Tuesday, January 7, 2020

Breakfast With An Old Friend

Regular readers will know that I spent about a year and a half working with Auguste Reymond to help promote and market them in North America as well as English speaking countries around the world.  It was a fun and exciting time, and in hindsight, it was one of those experiences that was a little heart-breaking. Lorenz Aebischer was the CEO, and I have to say that in many ways, Auguste Reymond was his baby.  

As with any brand, there were shareholders to satisfy.  What was not clear at the time, but became clear later, was that the shareholders did not fully understand what it might really take to not only run the brand on the day-to-day, but also did not truly understand what made Auguste Reymond unique. Think about it, it was a brand that was right in the middle of a huge glut of brands pricing similarly.  Some with enormous marketing budgets, some that would come and go like so many Kickstarter brands seem to be doing lately.  But for whatever reason, it was a brand that resonated with a lot of watch fans, and the 100,000 plus followers on social media underscored that fact.  

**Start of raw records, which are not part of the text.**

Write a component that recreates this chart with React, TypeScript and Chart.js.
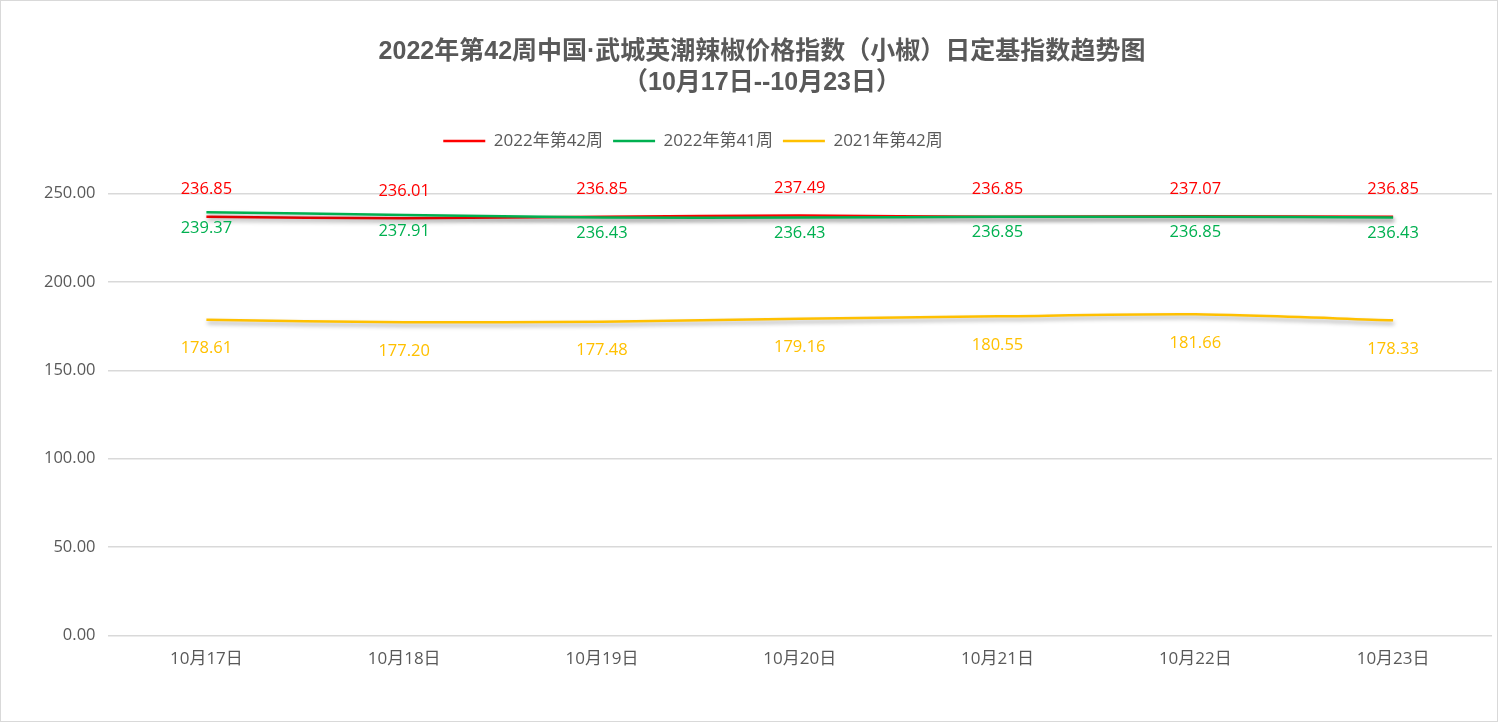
import React, { useEffect, useRef } from "react";
import { Chart, registerables } from "chart.js";

Chart.register(...registerables);

const categories = ["10月17日", "10月18日", "10月19日", "10月20日", "10月21日", "10月22日", "10月23日"];
const week42_2022 = [236.85, 236.01, 236.85, 237.49, 236.85, 237.07, 236.85];
const week41_2022 = [239.37, 237.91, 236.43, 236.43, 236.85, 236.85, 236.43];
const week42_2021 = [178.61, 177.2, 177.48, 179.16, 180.55, 181.66, 178.33];
const seriesNames = ["2022年第42周", "2022年第41周", "2021年第42周"];
const titleLines = ["2022年第42周中国·武城英潮辣椒价格指数（小椒）日定基指数趋势图", "（10月17日--10月23日）"];
const yTicks = [0, 50, 100, 150, 200, 250];

const FONT = "'Open Sans', 'Noto Sans CJK SC', sans-serif";
const TEXT = "#595959";
const labelOffsets = [-27, 16, 29];

const shadowPlugin = {
  id: "lineShadow",
  beforeDatasetDraw(chart: any) {
    const ctx = chart.ctx;
    ctx.save();
    ctx.shadowColor = "rgba(0,0,0,0.35)";
    ctx.shadowBlur = 4;
    ctx.shadowOffsetX = 1;
    ctx.shadowOffsetY = 3;
  },
  afterDatasetDraw(chart: any) {
    chart.ctx.restore();
  },
};

const labelPlugin = {
  id: "pointLabels",
  afterDatasetsDraw(chart: any) {
    const ctx = chart.ctx;
    ctx.save();
    ctx.font = `16.5px ${FONT}`;
    ctx.textAlign = "center";
    ctx.textBaseline = "middle";
    chart.data.datasets.forEach((ds: any, i: number) => {
      const meta = chart.getDatasetMeta(i);
      ctx.fillStyle = ds.borderColor;
      meta.data.forEach((pt: any, j: number) => {
        ctx.fillText(Number(ds.data[j]).toFixed(2), pt.x, pt.y + labelOffsets[i]);
      });
    });
    ctx.restore();
  },
};

const legendGapPlugin = {
  id: "legendGap",
  afterInit(chart: any) {
    const legend = chart.legend;
    if (legend && !legend._gapPatched) {
      const orig = legend.fit;
      legend.fit = function () {
        orig.call(this);
        this.height += 34;
      };
      legend._gapPatched = true;
    }
  },
  afterLayout(chart: any) {
    const legend = chart.legend;
    if (legend) {
      legend.left -= 138;
    }
  },
};

export default function App() {
  const ref = useRef<HTMLCanvasElement | null>(null);

  useEffect(() => {
    document.body.style.margin = "0";
    if (!ref.current) return;
    const colors = ["#FF0000", "#00B050", "#FFC000"];
    const values = [week42_2022, week41_2022, week42_2021];
    const chart = new Chart(ref.current, {
      type: "line",
      data: {
        labels: categories,
        datasets: values.map((v, i) => ({
          label: seriesNames[i],
          data: v,
          borderColor: colors[i],
          backgroundColor: colors[i],
          borderWidth: 2.5,
          pointRadius: 0,
          tension: 0.25,
          fill: false,
          order: i === 0 ? 2 : i === 1 ? 1 : 3,
        })),
      },
      options: {
        animation: false,
        responsive: true,
        maintainAspectRatio: false,
        layout: { padding: { left: 31, right: 5, top: 0, bottom: 47 } },
        plugins: {
          title: {
            display: true,
            text: titleLines,
            color: TEXT,
            font: { family: "'Liberation Sans', 'Noto Sans CJK SC', sans-serif", size: 25, weight: "bold", lineHeight: 1.25 },
            padding: { top: 35, bottom: 24 },
          },
          legend: {
            display: true,
            position: "top",
            labels: {
              usePointStyle: true,
              pointStyle: "line",
              pointStyleWidth: 42,
              color: TEXT,
              font: { family: FONT, size: 17 },
              padding: 10,
              sort: (a: any, b: any) => a.datasetIndex - b.datasetIndex,
            },
          },
          tooltip: { enabled: false },
        },
        scales: {
          x: {
            offset: true,
            grid: { display: false },
            border: { display: false },
            ticks: { color: TEXT, font: { family: FONT, size: 17 }, padding: 5 },
          },
          y: {
            min: 0,
            max: 250,
            afterBuildTicks: (axis: any) => {
              axis.ticks = yTicks.map((v) => ({ value: v }));
            },
            grid: { color: "#d9d9d9", lineWidth: 1.5, drawTicks: false },
            border: { display: false },
            ticks: {
              color: TEXT,
              font: { family: FONT, size: 16.5 },
              padding: 12,
              callback: (v: any) => Number(v).toFixed(2),
            },
          },
        },
      },
      plugins: [shadowPlugin, labelPlugin, legendGapPlugin],
    });
    return () => chart.destroy();
  }, []);

  return (
    <div
      style={{
        width: 1498,
        height: 722,
        border: "1px solid #d9d9d9",
        boxSizing: "border-box",
        background: "#fff",
        position: "relative",
      }}
    >
      <canvas ref={ref} />
    </div>
  );
}
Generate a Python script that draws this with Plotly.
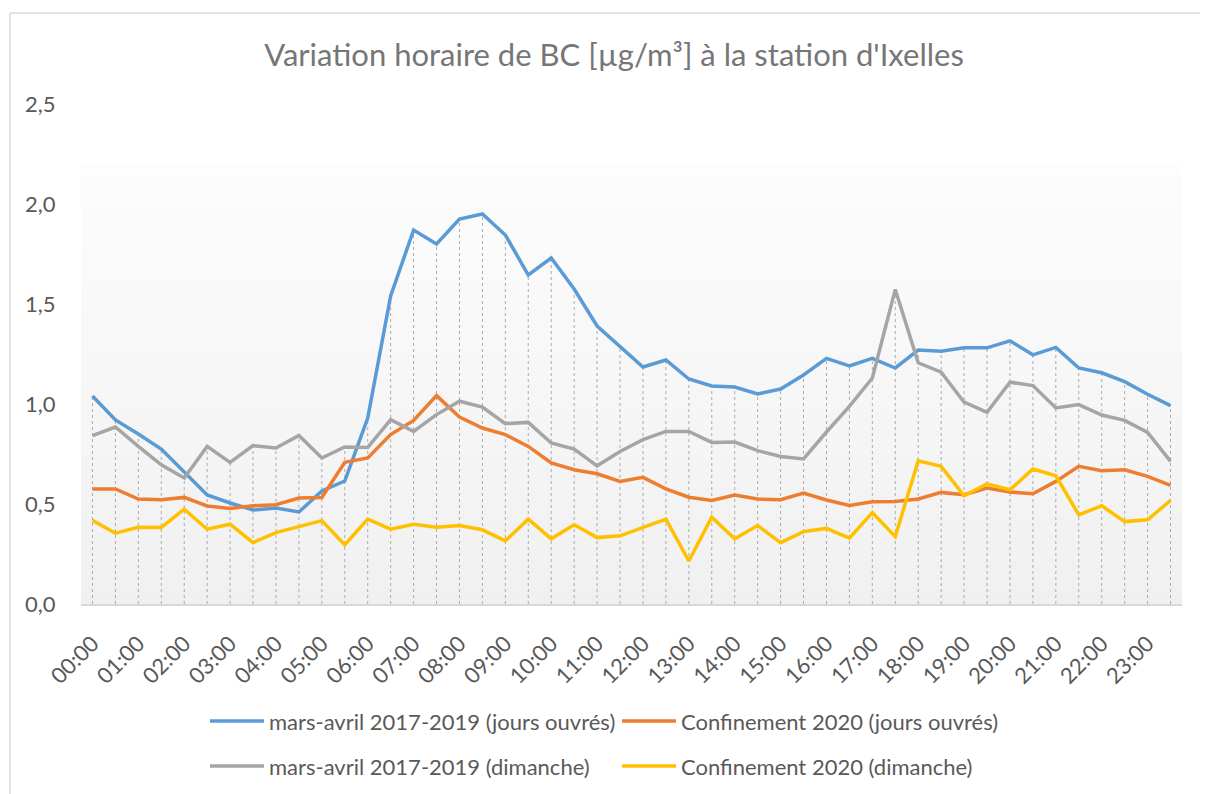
import plotly.graph_objects as go

# Half-hourly categories, one label per hour on the axis
hours = [f"{h:02d}:{m:02d}" for h in range(24) for m in (0, 30)]
hour_ticks = [f"{h:02d}:00" for h in range(24)]

# BC concentrations [µg/m³]
mars_avril_ouvres = [1.04, 0.92, 0.85, 0.775, 0.66, 0.545, 0.505, 0.47, 0.48, 0.46, 0.565, 0.615,
                     0.93, 1.54, 1.87, 1.80, 1.925, 1.95, 1.845, 1.645, 1.73, 1.575, 1.39, 1.29,
                     1.185, 1.22, 1.125, 1.09, 1.085, 1.05, 1.075, 1.145, 1.228, 1.19, 1.228, 1.18,
                     1.27, 1.264, 1.281, 1.281, 1.316, 1.246, 1.283, 1.18, 1.156, 1.112, 1.049, 0.992]
confinement_ouvres = [0.575, 0.575, 0.525, 0.521, 0.533, 0.49, 0.478, 0.491, 0.496, 0.53, 0.533, 0.708,
                      0.73, 0.847, 0.918, 1.042, 0.935, 0.88, 0.847, 0.788, 0.705, 0.671, 0.651, 0.613,
                      0.633, 0.576, 0.534, 0.518, 0.545, 0.525, 0.521, 0.555, 0.52, 0.493, 0.511, 0.513,
                      0.525, 0.558, 0.546, 0.58, 0.56, 0.551, 0.613, 0.688, 0.666, 0.671, 0.638, 0.593]
mars_avril_dimanche = [0.842, 0.885, 0.788, 0.696, 0.63, 0.788, 0.708, 0.792, 0.78, 0.843, 0.73, 0.785,
                       0.783, 0.922, 0.863, 0.947, 1.014, 0.985, 0.902, 0.908, 0.805, 0.775, 0.691, 0.763,
                       0.822, 0.863, 0.863, 0.808, 0.81, 0.767, 0.738, 0.725, 0.86, 0.988, 1.13, 1.573,
                       1.206, 1.159, 1.009, 0.958, 1.109, 1.092, 0.98, 0.997, 0.945, 0.918, 0.858, 0.713]
confinement_dimanche = [0.418, 0.354, 0.384, 0.383, 0.474, 0.374, 0.399, 0.307, 0.357, 0.387, 0.417, 0.296,
                        0.424, 0.374, 0.399, 0.384, 0.392, 0.371, 0.316, 0.424, 0.326, 0.396, 0.332, 0.341,
                        0.384, 0.424, 0.215, 0.434, 0.326, 0.392, 0.307, 0.362, 0.378, 0.329, 0.457, 0.337,
                        0.716, 0.688, 0.541, 0.601, 0.571, 0.675, 0.641, 0.446, 0.491, 0.412, 0.421, 0.518]

series = [
    ("mars-avril 2017-2019 (jours ouvrés)", mars_avril_ouvres, "#5B9BD5"),
    ("Confinement 2020 (jours ouvrés)", confinement_ouvres, "#ED7D31"),
    ("mars-avril 2017-2019 (dimanche)", mars_avril_dimanche, "#A5A5A5"),
    ("Confinement 2020 (dimanche)", confinement_dimanche, "#FFC000"),
]

FONT = "Lato, Carlito, Calibri, sans-serif"
TXT = "#595959"

# figure geometry (px) -> paper coords helpers
W, H = 1200, 786
L, R, T, B = 73, 26, 96, 190
PW, PH = W - L - R, H - T - B


def px_x(x):
    return (x - L) / PW


def px_y(y):
    return (H - B - y) / PH


fig = go.Figure()

# Excel-style drop lines from the highest series down to the axis
drop_x, drop_y = [], []
for i, h in enumerate(hours):
    top = max(s[1][i] for s in series)
    drop_x += [h, h, None]
    drop_y += [0, top, None]
fig.add_trace(go.Scatter(x=drop_x, y=drop_y, mode="lines", showlegend=False, hoverinfo="skip",
                         line=dict(color="#ababab", width=1, dash="dot")))

for name, vals, color in series:
    fig.add_trace(go.Scatter(x=hours, y=vals, mode="lines", name=name, showlegend=False,
                             line=dict(color=color, width=3.5)))

# plot area gradient (white -> light gray) approximated with bands
shapes = []
n = 30
top, bottom = px_y(155), 0.0
for k in range(n):
    t = (k + 0.5) / n
    c = round(253 - 13 * t)
    shapes.append(dict(type="rect", xref="paper", yref="paper", layer="below",
                       x0=0, x1=1.0, y0=top - (top - bottom) * k / n,
                       y1=top - (top - bottom) * (k + 1) / n - 0.0005,
                       fillcolor=f"rgb({c},{c},{c})", line=dict(width=0)))
# chart border (only top and left edges are inside the window)
border = dict(color="#d9d9d9", width=1.5)
shapes.append(dict(type="line", xref="paper", yref="paper", x0=px_x(2), x1=px_x(W + 20),
                   y0=px_y(5), y1=px_y(5), line=border))
shapes.append(dict(type="line", xref="paper", yref="paper", x0=px_x(2), x1=px_x(2),
                   y0=px_y(5), y1=px_y(H + 20), line=border))

# legend drawn Excel-like: 2 rows x 2 columns
annotations = []
leg_pos = [(202, 713), (614, 713), (202, 758), (614, 758)]
for (name, vals, color), (lx, ly) in zip(series, leg_pos):
    shapes.append(dict(type="line", xref="paper", yref="paper",
                       x0=px_x(lx), x1=px_x(lx + 54), y0=px_y(ly), y1=px_y(ly),
                       line=dict(color=color, width=3.5)))
    annotations.append(dict(text=name, xref="paper", yref="paper", x=px_x(lx + 57), y=px_y(ly),
                            xanchor="left", yanchor="middle", showarrow=False,
                            font=dict(size=22, color=TXT, family=FONT)))

fig.update_layout(
    width=W, height=H,
    margin=dict(l=L, r=R, t=T, b=B),
    paper_bgcolor="white", plot_bgcolor="rgba(0,0,0,0)",
    separators=", ",
    font=dict(family=FONT, color=TXT, size=22),
    showlegend=False,
    title=dict(text="Variation horaire de BC [µg/m³] à la station d'Ixelles",
               x=606 / W, xref="container", xanchor="center",
               y=1 - 47 / H, yref="container", yanchor="middle",
               font=dict(family=FONT, size=31, color="#767676")),
    shapes=shapes,
    annotations=annotations,
    xaxis=dict(type="category", categoryorder="array", categoryarray=hours,
               range=[-0.5, 47.5], tickmode="array", tickvals=hour_ticks, ticktext=hour_ticks,
               tickangle=-45, showgrid=False, zeroline=False,
               showline=True, linecolor="#d9d9d9", linewidth=2,
               ticks="outside", ticklen=16, tickcolor="rgba(0,0,0,0)",
               tickfont=dict(size=22, color=TXT)),
    yaxis=dict(range=[0, 2.5], dtick=0.5, tickformat=".1f", showgrid=False, zeroline=False,
               showline=False, ticks="outside", ticklen=20, tickcolor="rgba(0,0,0,0)",
               tickfont=dict(size=22, color=TXT)),
)

fig.write_html("out.html")
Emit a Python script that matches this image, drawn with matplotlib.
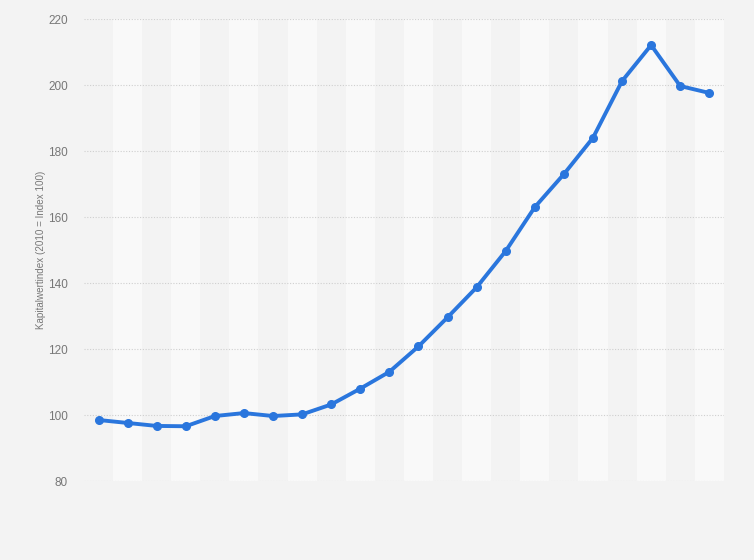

Well, in the age of sleeping beauty watch brands Auguste Reymond is right there in good company.  It has now changed hands twice, and the current owners seem to be even more confused about what they bought than the people they bought it from.  

Despite what some brand owners and a few "colleagues" in the Fourth and Fifth Estate might think about me, I genuinely want to see brands succeed.  Nobody (even me) wants to see anyone fail.  But this is a brand with so much potential that is now like a cleaved block of ice, floating further and further away from where they want to be.

Let's hope that Prince Charming is waiting in the wings.  I realize that a watch brand is just that.  But in some instances, there is something more.  An idea, a feeling, something that stirs our passions.  For many people, Auguste Reymond was one of those brands.  Let's hope that a wake-up call will reach the owner and manager and they will stop treating it like a red-headed stepchild, and start treating it like the princess to be that it really is.




1 comment:

  1. I spent a lot of time with these folks in the 90's and can tell you that I was very engaged and enamoured with the brand and the people involved with it. The back story of the brand is charming and the history is long. Thanks for bringing this to the attention of the public.